Exercise instructions
Look for "this" in the listing below. Gather each line that contains it.

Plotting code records
"""

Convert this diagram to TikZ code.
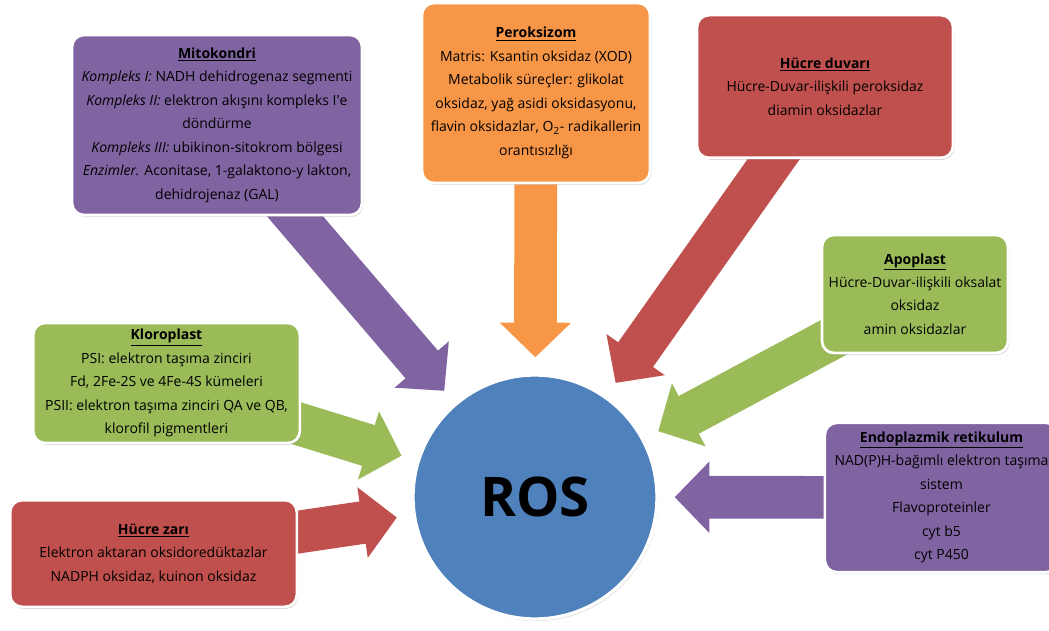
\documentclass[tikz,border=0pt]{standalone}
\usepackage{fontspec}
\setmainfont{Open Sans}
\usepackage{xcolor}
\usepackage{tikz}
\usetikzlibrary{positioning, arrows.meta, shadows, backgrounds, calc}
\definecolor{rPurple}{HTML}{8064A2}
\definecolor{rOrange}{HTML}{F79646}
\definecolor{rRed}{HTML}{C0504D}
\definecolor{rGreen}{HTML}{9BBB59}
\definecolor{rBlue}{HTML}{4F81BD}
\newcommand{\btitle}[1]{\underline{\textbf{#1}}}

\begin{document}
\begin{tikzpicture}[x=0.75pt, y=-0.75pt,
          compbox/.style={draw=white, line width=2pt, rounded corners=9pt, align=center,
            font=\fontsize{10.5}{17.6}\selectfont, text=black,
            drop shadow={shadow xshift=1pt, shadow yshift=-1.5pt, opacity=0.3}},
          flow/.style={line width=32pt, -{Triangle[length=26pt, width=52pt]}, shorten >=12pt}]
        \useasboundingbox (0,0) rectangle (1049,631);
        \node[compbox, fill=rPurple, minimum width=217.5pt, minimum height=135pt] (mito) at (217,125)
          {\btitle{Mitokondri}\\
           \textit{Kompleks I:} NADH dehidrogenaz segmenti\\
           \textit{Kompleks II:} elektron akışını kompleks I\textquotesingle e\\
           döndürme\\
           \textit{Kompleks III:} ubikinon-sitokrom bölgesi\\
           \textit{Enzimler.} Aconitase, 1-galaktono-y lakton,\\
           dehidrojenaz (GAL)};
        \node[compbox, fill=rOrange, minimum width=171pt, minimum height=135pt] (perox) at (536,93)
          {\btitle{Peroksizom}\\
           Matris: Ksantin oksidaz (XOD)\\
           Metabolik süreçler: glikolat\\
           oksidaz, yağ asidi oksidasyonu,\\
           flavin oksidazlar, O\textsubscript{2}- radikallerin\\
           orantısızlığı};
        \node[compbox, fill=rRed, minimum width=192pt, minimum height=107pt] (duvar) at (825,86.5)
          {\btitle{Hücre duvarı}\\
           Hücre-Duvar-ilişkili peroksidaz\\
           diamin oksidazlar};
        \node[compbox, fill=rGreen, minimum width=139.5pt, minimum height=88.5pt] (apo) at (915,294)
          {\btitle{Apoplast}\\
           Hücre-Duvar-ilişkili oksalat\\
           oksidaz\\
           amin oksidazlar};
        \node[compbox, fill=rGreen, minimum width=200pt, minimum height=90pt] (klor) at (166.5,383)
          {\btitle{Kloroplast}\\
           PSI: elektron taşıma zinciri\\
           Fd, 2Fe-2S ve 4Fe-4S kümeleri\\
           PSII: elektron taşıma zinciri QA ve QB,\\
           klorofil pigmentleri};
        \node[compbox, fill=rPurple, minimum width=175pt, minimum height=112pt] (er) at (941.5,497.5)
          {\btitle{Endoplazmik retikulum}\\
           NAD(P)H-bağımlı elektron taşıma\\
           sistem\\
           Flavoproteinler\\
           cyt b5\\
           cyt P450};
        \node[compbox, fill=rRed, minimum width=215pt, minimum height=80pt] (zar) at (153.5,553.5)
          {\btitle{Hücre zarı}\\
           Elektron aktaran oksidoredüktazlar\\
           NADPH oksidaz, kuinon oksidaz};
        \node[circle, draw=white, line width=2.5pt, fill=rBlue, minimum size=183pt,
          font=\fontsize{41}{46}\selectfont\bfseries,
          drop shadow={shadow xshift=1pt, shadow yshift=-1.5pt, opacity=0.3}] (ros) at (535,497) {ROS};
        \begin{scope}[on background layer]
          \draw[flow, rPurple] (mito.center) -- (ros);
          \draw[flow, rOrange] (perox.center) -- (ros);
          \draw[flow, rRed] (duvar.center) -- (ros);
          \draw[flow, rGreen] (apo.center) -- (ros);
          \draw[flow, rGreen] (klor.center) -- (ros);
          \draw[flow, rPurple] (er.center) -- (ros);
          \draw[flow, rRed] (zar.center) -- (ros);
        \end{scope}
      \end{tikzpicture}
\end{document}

"""
"""

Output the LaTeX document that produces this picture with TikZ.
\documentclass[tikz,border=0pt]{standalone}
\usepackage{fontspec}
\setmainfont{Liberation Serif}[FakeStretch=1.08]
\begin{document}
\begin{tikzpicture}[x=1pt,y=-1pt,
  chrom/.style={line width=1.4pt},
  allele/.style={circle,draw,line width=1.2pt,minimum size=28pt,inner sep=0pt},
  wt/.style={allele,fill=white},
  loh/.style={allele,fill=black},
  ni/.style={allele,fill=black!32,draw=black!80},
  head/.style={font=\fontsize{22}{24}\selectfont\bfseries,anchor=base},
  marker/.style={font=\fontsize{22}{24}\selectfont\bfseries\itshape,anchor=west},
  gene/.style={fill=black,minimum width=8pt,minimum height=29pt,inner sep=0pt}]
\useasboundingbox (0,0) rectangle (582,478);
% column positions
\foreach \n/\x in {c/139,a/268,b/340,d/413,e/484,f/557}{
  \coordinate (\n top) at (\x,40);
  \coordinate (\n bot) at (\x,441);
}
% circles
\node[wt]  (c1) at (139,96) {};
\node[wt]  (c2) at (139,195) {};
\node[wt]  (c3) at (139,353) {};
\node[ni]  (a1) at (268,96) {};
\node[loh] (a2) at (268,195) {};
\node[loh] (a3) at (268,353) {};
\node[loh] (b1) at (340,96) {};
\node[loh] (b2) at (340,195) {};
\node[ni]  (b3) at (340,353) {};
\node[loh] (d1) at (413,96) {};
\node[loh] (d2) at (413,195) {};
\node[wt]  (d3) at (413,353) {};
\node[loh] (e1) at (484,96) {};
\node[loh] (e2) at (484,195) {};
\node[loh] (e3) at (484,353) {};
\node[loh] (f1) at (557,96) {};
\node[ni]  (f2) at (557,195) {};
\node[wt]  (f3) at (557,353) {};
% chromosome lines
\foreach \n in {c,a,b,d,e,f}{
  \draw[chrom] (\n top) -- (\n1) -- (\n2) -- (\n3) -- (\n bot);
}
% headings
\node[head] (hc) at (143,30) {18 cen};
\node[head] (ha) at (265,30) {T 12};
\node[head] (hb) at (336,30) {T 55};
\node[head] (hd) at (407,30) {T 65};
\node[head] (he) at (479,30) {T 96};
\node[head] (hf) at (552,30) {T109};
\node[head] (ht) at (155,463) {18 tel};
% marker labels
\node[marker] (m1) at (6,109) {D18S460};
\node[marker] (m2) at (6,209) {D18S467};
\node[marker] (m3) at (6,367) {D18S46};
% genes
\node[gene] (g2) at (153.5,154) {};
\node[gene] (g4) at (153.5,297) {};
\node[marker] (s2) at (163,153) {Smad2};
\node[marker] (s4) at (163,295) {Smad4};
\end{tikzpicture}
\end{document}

"""

Solved problem
Convert this diagram to TikZ code.
Output the LaTeX document that produces this picture with TikZ.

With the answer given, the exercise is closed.